At the same time, the group said it had lost £559m in the six months to end of June, having written off £496m of bad loans at Co-op Bank.

The bad loans relate mostly to Britannia Building Society, which merged with Co-op Bank in 2009. The Optimum portfolio, a closed book of intermediary and acquired mortgage book assets, alone delivered a loss of £50.5m – almost twenty times the amount suffered in 2012.

The Co-op, which advances 30% of mortgages through intermediaries, said it planned to focus its strategy around its strength in core relationship banking providing current accounts, residential mortgages and savings products to individuals and small business banking customers.

Including the write-downs, Co-op Bank alone reported a total loss of £709m before tax, compared to a loss of £58.6m the previous half year. The Co-op Group’s food and other businesses reported profits which offset the loss a little.

The bank has faced pressure from regulators to strengthen its balance sheet after revealing earlier this year it had a £1.5bn capital shortfall, and is planning on disposing assets and tapping bond holders to plug the gap.

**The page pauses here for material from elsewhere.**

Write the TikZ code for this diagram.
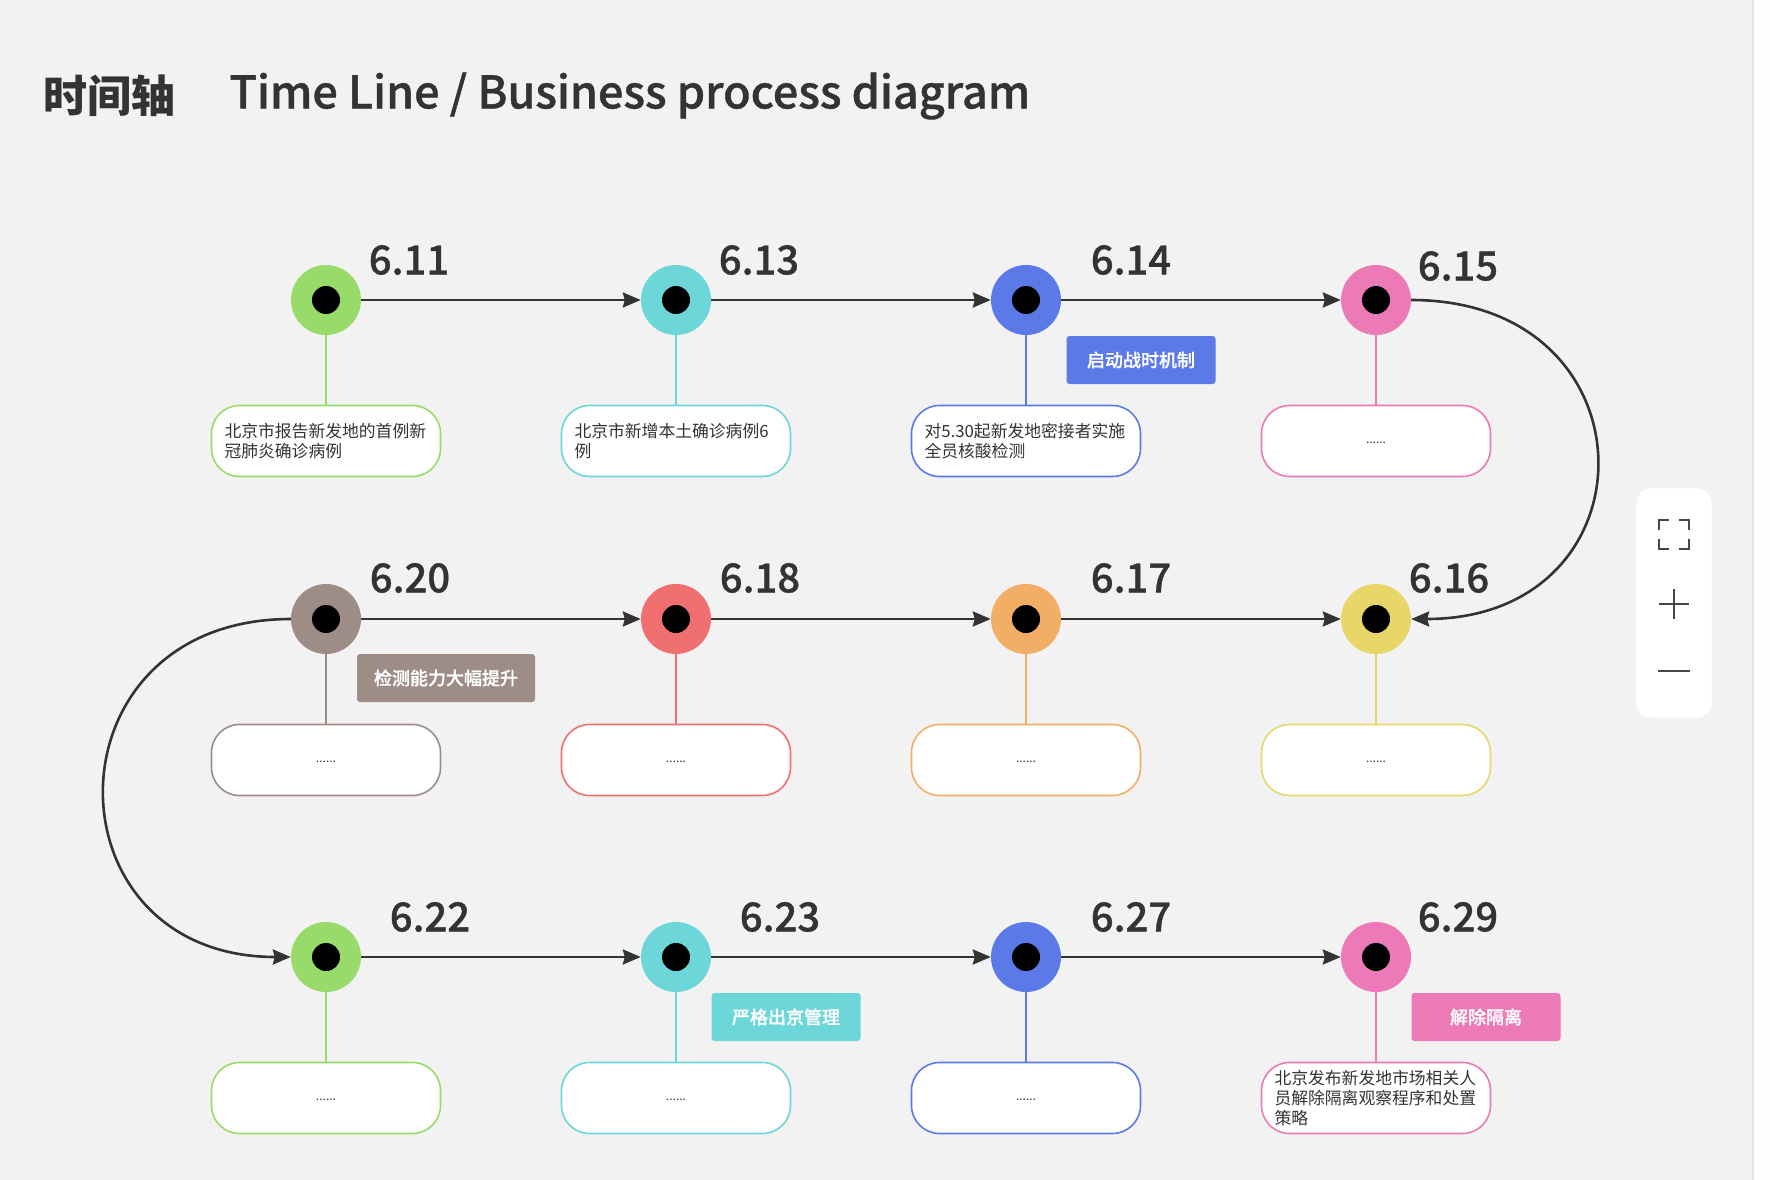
\documentclass[tikz,border=0pt]{standalone}
\usepackage{fontspec}
\setmainfont{Noto Sans CJK SC}
\newfontfamily\semibf[FakeBold=0.9]{Noto Sans CJK SC Medium}
\usetikzlibrary{arrows.meta}
\definecolor{bg}{HTML}{F2F2F2}
\definecolor{ink}{HTML}{333333}
\definecolor{cgreen}{HTML}{98DB6A}
\definecolor{ccyan}{HTML}{6DD6D8}
\definecolor{cblue}{HTML}{5B7AE8}
\definecolor{cpink}{HTML}{EC7AB6}
\definecolor{cbrown}{HTML}{9E8C87}
\definecolor{cred}{HTML}{F07070}
\definecolor{corange}{HTML}{F1AE64}
\definecolor{cyellow}{HTML}{E8D768}
\newcommand\evtblank{\fontsize{12}{14}\selectfont\raisebox{-5pt}{......}}

\begin{document}
\begin{tikzpicture}[x=1pt, y=-1pt,
  bead/.style={circle, fill=#1, minimum size=70pt, inner sep=0pt},
  hole/.style={circle, fill=black, minimum size=28pt, inner sep=0pt},
  note/.style={draw=#1, line width=1.6pt, fill=white, rounded corners=28pt, minimum width=229pt,
    minimum height=71pt, text width=203pt, inner xsep=13pt, inner ysep=2pt,
    font=\fontsize{16.8}{20}\selectfont, text=ink},
  tag/.style={fill=#1, rounded corners=3pt, minimum width=149pt, minimum height=48pt,
    text=white, font=\fontsize{18}{22}\selectfont\semibf},
  date/.style={font=\fontsize{40}{44}\selectfont\semibf, text=ink},
  stem/.style={draw=#1, line width=1.6pt},
  flow/.style={draw=ink, line width=2.6pt, -{Stealth[length=18pt,width=15pt,inset=2pt]}}
]
\useasboundingbox (0,0) rectangle (1770,1180);
\fill[bg] (0,0) rectangle (1770,1180);
\fill[black!3!bg!80!blue!3] (1753,0) rectangle (1770,1180);
\draw[black!10, line width=2pt] (1753,0) -- (1753,1180);

% title
\node[anchor=west, text=ink, font=\fontsize{44}{48}\selectfont\bfseries] (zh) at (40,96) {时间轴};
\node[anchor=west, text=ink, font=\fontsize{45}{48}\selectfont\semibf] (en) at (226,96) {Time Line / Business process diagram};

% events
\foreach \nm/\x/\y/\c/\d/\dx/\dy in {
  a1/326/300/cgreen/6.11/83/-40, a2/676/300/ccyan/6.13/83/-40,
  a3/1026/300/cblue/6.14/105/-40, a4/1376/300/cpink/6.15/82/-34,
  b1/326/619/cbrown/6.20/84/-41, b2/676/619/cred/6.18/84/-41,
  b3/1026/619/corange/6.17/105/-41, b4/1376/619/cyellow/6.16/73/-41,
  c1/326/957/cgreen/6.22/104/-40, c2/676/957/ccyan/6.23/104/-40,
  c3/1026/957/cblue/6.27/105/-40, c4/1376/957/cpink/6.29/82/-40} {
  \node[bead=\c] (\nm) at (\x,\y) {};
  \node[hole] at (\nm) {};
  \node[date] (\nm-d) at (\x+\dx,\y+\dy) {\d};
}

\node[note=cgreen, align=left] (a1-n) at (326,441) {北京市报告新发地的首例新\\冠肺炎确诊病例};
\node[note=ccyan, align=left] (a2-n) at (676,441) {北京市新增本土确诊病例6\\例};
\node[note=cblue, align=left] (a3-n) at (1026,441) {对5.30起新发地密接者实施\\全员核酸检测};
\node[note=cpink, align=center] (a4-n) at (1376,441) {\evtblank};
\node[note=cbrown, align=center] (b1-n) at (326,760) {\evtblank};
\node[note=cred, align=center] (b2-n) at (676,760) {\evtblank};
\node[note=corange, align=center] (b3-n) at (1026,760) {\evtblank};
\node[note=cyellow, align=center] (b4-n) at (1376,760) {\evtblank};
\node[note=cgreen, align=center] (c1-n) at (326,1098) {\evtblank};
\node[note=ccyan, align=center] (c2-n) at (676,1098) {\evtblank};
\node[note=cblue, align=center] (c3-n) at (1026,1098) {\evtblank};
\node[note=cpink, align=left] (c4-n) at (1376,1098) {北京发布新发地市场相关人\\员解除隔离观察程序和处置\\策略};

\foreach \nm/\c in {a1/cgreen, a2/ccyan, a3/cblue, a4/cpink, b1/cbrown, b2/cred,
  b3/corange, b4/cyellow, c1/cgreen, c2/ccyan, c3/cblue, c4/cpink}
  \draw[stem=\c] (\nm.south) -- (\nm-n.north);

\node[tag=cblue] (t1) at (1141,360) {启动战时机制};
\node[tag=cbrown, minimum width=178pt] (t2) at (446,678) {检测能力大幅提升};
\node[tag=ccyan] (t3) at (786,1017) {严格出京管理};
\node[tag=cpink] (t4) at (1486,1017) {解除隔离};

% flow
\foreach \p/\q in {a1/a2, a2/a3, a3/a4, b1/b2, b2/b3, b3/b4, c1/c2, c2/c3, c3/c4}
  \draw[flow] (\p.east) -- (\q.west);
\draw[flow] (a4.east) .. controls +(247,0) and +(247,0) .. (b4.east);
\draw[flow] (b1.west) .. controls +(-248,0) and +(-248,0) .. (c1.west);

% zoom panel
\draw[black!8, fill=white, rounded corners=14pt] (1636,488) rectangle (1712,718);
\begin{scope}[draw=black!72, line width=2pt]
\draw (1659,530) -- (1659,520) -- (1669,520);
\draw (1679,520) -- (1689,520) -- (1689,530);
\draw (1659,539) -- (1659,549) -- (1669,549);
\draw (1679,549) -- (1689,549) -- (1689,539);
\draw (1659,604) -- (1689,604);
\draw (1674,589) -- (1674,619);
\draw (1658,671) -- (1690,671);
\end{scope}
\end{tikzpicture}
\end{document}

However, its situation is perilous, as the bank’s chairman Richard Pym identified.

He said both the Co-operative Group and holders of the bank’s subordinated capital securities will contribute broadly equal amounts to generate £1bn of the total additional £1.5bn core capital required to secure the Bank’s future.

“In addition, in 2014, contingent on a successful exchange offer, the Co-operative Group will contribute up to a further £0.5bn expected to be funded primarily through the sale of its insurance businesses. The execution of the Exchange Offer is vital to stabilising the Bank’s capital position; indeed, we will not remain a going concern without it.”

He said the group expects to announce further details in the fourth quarter.